Semicircular Canal Dehiscence Syndrome and Vestibular Dysfunction Disqualify a Military Student Pilot

James A Dreibelbis, Brooke E Organ
Aerospace Medicine and Human Performance 2018 October 1, 89 (10): 923-926

BACKGROUND: Humans detect motion and gravity via the labyrinthine system of the inner ear, which consists of the vestibule and the semicircular canals. The vestibular system provides three major functions for maintaining balance and orientation. First, it maximizes the effectiveness of the visual system. Second, it provides orientational information necessary for performing both skilled and reflexive motor activities. Third, in the absence of vision, the vestibular system provides a reasonably accurate perception of motion and position. Although these organs provide important cues for basic orientation on the ground, they often provide misleading information during flight. A superior semicircular canal dehiscence can cause an individual to experience disorientation and vertigo-like symptoms.

CASE REPORT: A 30-yr-old male student pilot experienced airsickness on his first several flights in the T-6A Texan II aircraft.

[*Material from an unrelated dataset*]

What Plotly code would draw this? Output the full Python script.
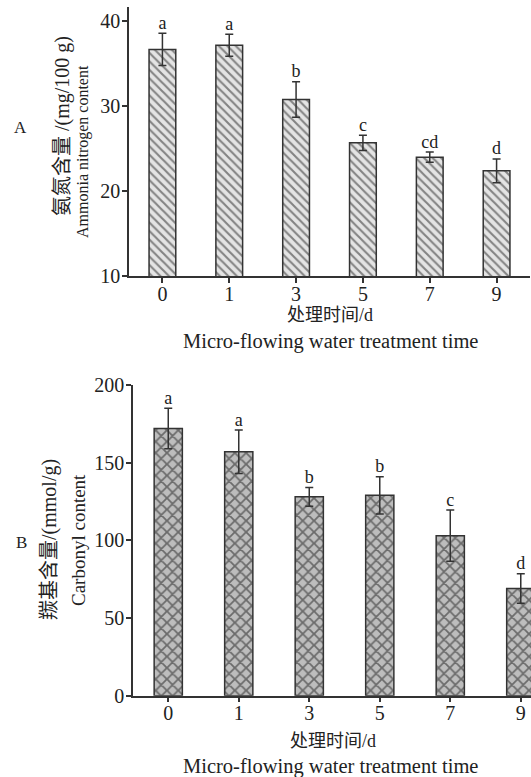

Airsickness is common among student pilots in the early stages of flight training; however, the subject pilot's symptoms lasted well beyond the normal 24 h, and included vertiginous symptoms lasting days after his last flight. His persistent symptoms required he be held out of training for further evaluation. Comprehensive vestibular and audiological testing were normal; however, a CT scan of the temporal bones showed a left superior semicircular canal dehiscence, and he was diagnosed with left labyrinthine fistula as the cause of his vertigo. He was medically eliminated from pilot training and permanently disqualified from U.S. Air Force flying duties.

DISCUSSION: Spatial disorientation remains one of the deadliest factors related to aircraft mishaps every year. In this case, an abnormal presentation of airsickness that prompted further evaluation may have prevented a dangerous situation in the air. In standard airsickness, the goal is to keep the pilot flying to expedite adaptation, so this case highlights the importance of distinguishing between normal airsickness and a spatially disorienting medical condition.Dreibelbis JA, Organ BE. Semicircular canal dehiscence syndrome and vestibular dysfunction disqualify a military student pilot. Aerosp Med Hum Perform. 2018; 89(10):923-926.